Use map_blocks with function that returns a tuple

As shown below in Example 1, I have a function that takes a single input value and returns two values as a tuple. This function is applied to a list of parameters. In Example 2, I use Dask to chunk the parameters and map the function over the chunks. I had to change the return type of the mapped function from a tuple to a NumPy array to make it work with Dask. Since the computed output from map_blocks is a single array, I have to flatten the computed results into the separate a and b results. Is there a way to have map_blocks return a tuple?

Example 1 (no Dask)

import time

def calc_result(p: float) -> float:
    time.sleep(1)
    a = p + 1
    b = p + 2
    return a, b

def main():
    tic = time.perf_counter()

    params = [1, 2, 3, 4, 5, 6, 7, 8, 9, 10]

    results_a = []
    results_b = []

    for p in params:
        a, b = calc_result(p)
        results_a.append(a)
        results_b.append(b)

    toc = time.perf_counter()

    print(f'elapsed time {toc - tic:.2f} s')
    print(f'params\n{params}')
    print(f'results_a\n{results_a}')
    print(f'results_b\n{results_b}')

if __name__ == '__main__':
    main()

Example 2

import dask.array as da
import numpy as np
import time
from distributed import Client

def calc_result(p: float) -> float:
    time.sleep(1)
    a = p + 1
    b = p + 2
    return np.array([a, b])

def main():
    client = Client(n_workers=8)
    print(client.dashboard_link)

    tic = time.perf_counter()

    ps = [1, 2, 3, 4, 5, 6, 7, 8, 9, 10]
    params = da.from_array(ps, chunks=2)

    futures = da.map_blocks(calc_result, params, new_axis=1)
    ab = futures.compute()
    results_a = ab[::2].flatten()
    results_b = ab[1::2].flatten()

    toc = time.perf_counter()

    print(f'elapsed time {toc - tic:.2f}')
    print(f'params\n{np.array(params)}')
    print(f'results_a\n{results_a}')
    print(f'results_b\n{results_b}')

    client.close()

if __name__ == '__main__':
    np.set_printoptions(precision=2)
    main()

Is there a way to have map_blocks return a tuple?
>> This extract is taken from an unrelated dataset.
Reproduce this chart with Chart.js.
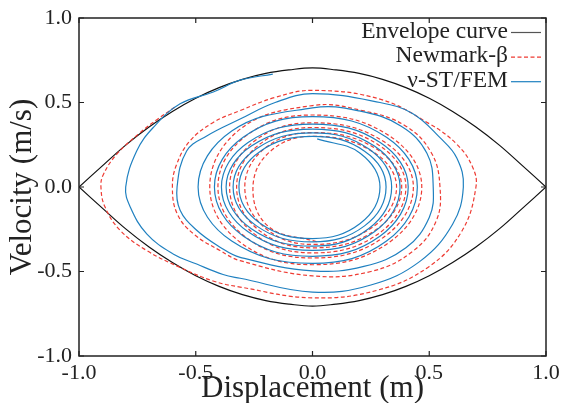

Generally no, map_blocks is doing a fair bit of work behind the scenes to join all the small results back together, and that doesn’t work well with tuple output from the function.

It’s not entirely clear to me what your use case is, but I suspect making good use of the new_axis and/or drop_axis keyword arguments in map_overlap might be a better fit for your problem. If that’s not flexible enough, alternatively you could also use dask delayed.

I’ve written some more on a related topic here: Ragged output, how to handle awkward shaped results

How would you use Dask delayed for this example?

Hi @wigging! Re your question on using Dask delayed, the post @Genevieve linked has a great example. Additionally, it is a bit difficult to understand your use case, and I’d encourage you to check out this example and this example on how to best demonstrate your issue/question.

One idea would be to restructure your calc_result function so that it doesn’t return a tuple, and then perform any subsequent operations on the two resulting arrays. Perhaps something like:

import dask.array as da
import numpy as np

def calc_result(p, value):
    return p + value

params = da.from_array(np.arange(1,11), chunks=2)
results_a = da.map_blocks(calc_result, params, 1)
results_b = da.map_blocks(calc_result, params, 2)
1 Like

@scharlottej13 For your example, how would you call compute on the results? Would you call it twice like results_a.compute() and results_b.compute() or can compute be called on both results at once?

You can compute several collections at once using dask.compute, as discussed here in the API docs. If you are using a distributed client, you can also use Client.compute for the same purpose. Computing related collections together is often better because this allows for more graph optimization.